Rows from a dataset of charts and code
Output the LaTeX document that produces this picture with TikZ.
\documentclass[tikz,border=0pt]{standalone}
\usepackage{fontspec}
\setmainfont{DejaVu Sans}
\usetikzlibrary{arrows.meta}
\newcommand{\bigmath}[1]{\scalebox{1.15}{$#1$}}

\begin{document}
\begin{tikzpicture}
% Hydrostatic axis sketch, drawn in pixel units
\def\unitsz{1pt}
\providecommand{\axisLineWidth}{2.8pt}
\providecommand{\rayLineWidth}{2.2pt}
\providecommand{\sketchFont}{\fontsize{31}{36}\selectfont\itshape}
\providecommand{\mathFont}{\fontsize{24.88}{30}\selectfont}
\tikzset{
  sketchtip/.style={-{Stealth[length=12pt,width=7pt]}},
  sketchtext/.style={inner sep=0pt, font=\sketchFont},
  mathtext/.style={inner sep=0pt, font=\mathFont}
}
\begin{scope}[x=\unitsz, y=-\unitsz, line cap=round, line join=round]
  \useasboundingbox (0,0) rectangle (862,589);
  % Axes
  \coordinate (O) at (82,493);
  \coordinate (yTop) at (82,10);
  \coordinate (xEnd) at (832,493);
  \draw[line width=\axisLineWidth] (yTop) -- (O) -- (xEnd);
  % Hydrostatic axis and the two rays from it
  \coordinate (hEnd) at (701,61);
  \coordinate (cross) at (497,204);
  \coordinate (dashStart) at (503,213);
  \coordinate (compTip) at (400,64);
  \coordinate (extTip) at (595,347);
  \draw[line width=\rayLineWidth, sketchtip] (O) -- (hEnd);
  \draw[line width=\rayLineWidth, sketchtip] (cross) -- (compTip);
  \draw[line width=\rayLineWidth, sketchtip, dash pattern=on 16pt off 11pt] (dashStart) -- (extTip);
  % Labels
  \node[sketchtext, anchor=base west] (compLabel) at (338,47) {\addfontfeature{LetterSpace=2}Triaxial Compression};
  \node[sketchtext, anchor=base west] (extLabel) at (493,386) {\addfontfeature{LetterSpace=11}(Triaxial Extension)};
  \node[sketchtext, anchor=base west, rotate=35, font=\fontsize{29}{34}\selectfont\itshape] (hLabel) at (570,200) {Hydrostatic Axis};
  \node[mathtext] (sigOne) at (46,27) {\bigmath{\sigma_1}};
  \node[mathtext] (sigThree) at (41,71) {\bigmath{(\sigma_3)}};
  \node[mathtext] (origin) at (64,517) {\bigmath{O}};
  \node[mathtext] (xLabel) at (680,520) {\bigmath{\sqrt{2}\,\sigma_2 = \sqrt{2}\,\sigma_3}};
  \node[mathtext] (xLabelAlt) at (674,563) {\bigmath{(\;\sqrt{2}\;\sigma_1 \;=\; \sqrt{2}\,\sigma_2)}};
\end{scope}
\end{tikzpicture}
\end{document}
==
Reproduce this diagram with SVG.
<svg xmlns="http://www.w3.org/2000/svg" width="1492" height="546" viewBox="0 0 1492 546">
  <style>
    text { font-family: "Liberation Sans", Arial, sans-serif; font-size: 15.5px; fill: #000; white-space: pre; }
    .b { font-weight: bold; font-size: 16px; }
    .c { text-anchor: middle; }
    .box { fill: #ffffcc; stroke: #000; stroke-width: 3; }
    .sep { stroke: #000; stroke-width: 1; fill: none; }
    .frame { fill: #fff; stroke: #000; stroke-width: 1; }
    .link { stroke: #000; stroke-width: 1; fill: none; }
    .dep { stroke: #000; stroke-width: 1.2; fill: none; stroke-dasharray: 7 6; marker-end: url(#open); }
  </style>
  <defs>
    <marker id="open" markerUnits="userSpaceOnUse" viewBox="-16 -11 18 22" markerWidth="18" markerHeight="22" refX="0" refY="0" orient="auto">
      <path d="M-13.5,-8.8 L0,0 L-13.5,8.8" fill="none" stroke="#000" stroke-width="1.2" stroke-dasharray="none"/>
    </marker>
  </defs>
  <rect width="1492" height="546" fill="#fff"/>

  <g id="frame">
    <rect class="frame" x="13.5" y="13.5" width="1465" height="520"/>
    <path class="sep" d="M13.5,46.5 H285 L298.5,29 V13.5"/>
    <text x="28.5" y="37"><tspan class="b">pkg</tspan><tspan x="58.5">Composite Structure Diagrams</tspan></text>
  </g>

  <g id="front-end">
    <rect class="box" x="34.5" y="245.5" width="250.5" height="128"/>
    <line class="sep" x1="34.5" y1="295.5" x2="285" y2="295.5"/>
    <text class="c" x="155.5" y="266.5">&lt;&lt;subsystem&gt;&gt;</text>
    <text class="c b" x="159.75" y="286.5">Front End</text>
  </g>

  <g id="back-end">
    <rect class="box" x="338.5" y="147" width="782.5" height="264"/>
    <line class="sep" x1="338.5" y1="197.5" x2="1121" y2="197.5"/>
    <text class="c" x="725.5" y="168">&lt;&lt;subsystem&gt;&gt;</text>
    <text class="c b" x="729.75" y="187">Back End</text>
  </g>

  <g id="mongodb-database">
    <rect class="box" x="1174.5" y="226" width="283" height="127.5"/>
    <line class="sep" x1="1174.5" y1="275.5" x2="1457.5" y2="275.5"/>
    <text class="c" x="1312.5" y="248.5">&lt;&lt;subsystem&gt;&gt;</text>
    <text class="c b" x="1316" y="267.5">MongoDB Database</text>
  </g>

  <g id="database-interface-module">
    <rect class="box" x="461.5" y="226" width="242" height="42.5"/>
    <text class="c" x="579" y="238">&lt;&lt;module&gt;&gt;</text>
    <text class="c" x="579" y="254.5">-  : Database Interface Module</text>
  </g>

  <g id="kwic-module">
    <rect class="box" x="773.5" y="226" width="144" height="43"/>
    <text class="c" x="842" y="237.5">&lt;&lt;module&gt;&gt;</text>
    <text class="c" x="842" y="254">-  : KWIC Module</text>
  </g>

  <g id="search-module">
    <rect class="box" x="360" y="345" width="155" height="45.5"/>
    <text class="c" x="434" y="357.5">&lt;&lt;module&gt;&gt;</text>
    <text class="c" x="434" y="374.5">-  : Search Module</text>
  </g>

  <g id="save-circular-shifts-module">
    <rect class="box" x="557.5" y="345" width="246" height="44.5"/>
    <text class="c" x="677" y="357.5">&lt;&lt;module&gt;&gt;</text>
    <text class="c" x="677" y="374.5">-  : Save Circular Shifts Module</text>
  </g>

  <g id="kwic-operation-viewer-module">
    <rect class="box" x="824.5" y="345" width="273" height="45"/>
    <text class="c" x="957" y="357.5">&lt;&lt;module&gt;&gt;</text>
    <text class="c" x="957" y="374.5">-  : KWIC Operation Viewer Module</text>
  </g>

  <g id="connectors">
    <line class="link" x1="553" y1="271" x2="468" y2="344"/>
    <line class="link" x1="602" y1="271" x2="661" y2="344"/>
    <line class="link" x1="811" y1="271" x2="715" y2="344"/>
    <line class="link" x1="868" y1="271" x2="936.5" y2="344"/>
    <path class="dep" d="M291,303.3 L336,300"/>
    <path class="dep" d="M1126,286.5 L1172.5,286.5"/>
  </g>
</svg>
...
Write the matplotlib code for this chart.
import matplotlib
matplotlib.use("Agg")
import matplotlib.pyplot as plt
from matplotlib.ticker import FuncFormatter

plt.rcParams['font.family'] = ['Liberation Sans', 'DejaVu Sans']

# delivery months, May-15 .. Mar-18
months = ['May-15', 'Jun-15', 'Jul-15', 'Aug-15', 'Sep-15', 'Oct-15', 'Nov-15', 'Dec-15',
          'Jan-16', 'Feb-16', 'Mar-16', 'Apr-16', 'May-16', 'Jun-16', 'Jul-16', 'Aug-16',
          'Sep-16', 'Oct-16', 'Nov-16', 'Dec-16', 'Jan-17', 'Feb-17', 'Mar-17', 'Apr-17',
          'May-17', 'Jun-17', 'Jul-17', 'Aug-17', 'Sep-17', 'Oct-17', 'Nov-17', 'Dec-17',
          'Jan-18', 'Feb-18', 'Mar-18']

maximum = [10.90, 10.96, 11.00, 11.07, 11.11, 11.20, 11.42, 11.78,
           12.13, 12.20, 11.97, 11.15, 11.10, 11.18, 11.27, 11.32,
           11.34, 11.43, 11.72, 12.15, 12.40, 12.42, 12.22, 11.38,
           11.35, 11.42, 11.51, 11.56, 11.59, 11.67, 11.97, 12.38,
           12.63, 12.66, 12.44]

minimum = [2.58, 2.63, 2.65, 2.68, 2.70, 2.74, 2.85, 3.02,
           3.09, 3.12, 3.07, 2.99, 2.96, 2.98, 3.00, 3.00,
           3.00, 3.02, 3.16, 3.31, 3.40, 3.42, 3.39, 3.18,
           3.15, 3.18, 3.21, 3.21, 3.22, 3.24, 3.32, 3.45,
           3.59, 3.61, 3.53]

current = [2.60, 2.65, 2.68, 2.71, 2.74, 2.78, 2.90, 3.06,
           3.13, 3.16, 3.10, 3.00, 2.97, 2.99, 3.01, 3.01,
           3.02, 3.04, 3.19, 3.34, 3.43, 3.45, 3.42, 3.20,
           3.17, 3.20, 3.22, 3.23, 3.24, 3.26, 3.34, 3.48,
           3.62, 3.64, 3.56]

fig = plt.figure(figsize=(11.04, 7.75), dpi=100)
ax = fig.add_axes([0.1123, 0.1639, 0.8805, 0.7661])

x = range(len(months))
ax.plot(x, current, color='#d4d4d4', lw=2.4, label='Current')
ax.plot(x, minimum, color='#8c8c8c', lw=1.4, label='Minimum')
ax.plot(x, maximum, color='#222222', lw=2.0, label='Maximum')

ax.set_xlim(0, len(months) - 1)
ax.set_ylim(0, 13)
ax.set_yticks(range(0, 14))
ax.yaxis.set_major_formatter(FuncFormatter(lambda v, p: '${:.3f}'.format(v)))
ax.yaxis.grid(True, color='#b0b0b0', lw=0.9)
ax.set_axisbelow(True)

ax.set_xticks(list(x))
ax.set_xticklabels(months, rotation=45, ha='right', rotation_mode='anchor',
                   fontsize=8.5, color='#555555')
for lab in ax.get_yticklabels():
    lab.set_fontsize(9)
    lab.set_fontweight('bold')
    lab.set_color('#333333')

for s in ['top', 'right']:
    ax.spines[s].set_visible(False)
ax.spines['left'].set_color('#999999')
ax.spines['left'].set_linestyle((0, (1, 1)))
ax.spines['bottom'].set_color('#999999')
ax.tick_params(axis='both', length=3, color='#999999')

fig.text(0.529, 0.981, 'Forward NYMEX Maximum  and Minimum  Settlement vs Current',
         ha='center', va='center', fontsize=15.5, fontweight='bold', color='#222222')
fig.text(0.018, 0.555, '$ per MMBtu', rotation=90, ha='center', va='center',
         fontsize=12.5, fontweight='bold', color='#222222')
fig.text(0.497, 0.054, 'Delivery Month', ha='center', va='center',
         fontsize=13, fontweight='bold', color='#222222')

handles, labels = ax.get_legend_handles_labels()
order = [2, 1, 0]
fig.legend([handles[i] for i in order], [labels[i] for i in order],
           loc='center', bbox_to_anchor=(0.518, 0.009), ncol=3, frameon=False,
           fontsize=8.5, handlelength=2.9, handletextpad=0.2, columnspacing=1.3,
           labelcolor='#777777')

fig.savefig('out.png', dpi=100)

* [Set problem]: Extract exactly the run of lines beginning at the line with "Write the matplotlib code for this chart." and ending at the line with "plt.rcParams['font.family'] = ['Liberation", including both ends and nothing beyond them.

* [Response for this exercise]:
Write the matplotlib code for this chart.
import matplotlib
matplotlib.use("Agg")
import matplotlib.pyplot as plt
from matplotlib.ticker import FuncFormatter

plt.rcParams['font.family'] = ['Liberation Sans', 'DejaVu Sans']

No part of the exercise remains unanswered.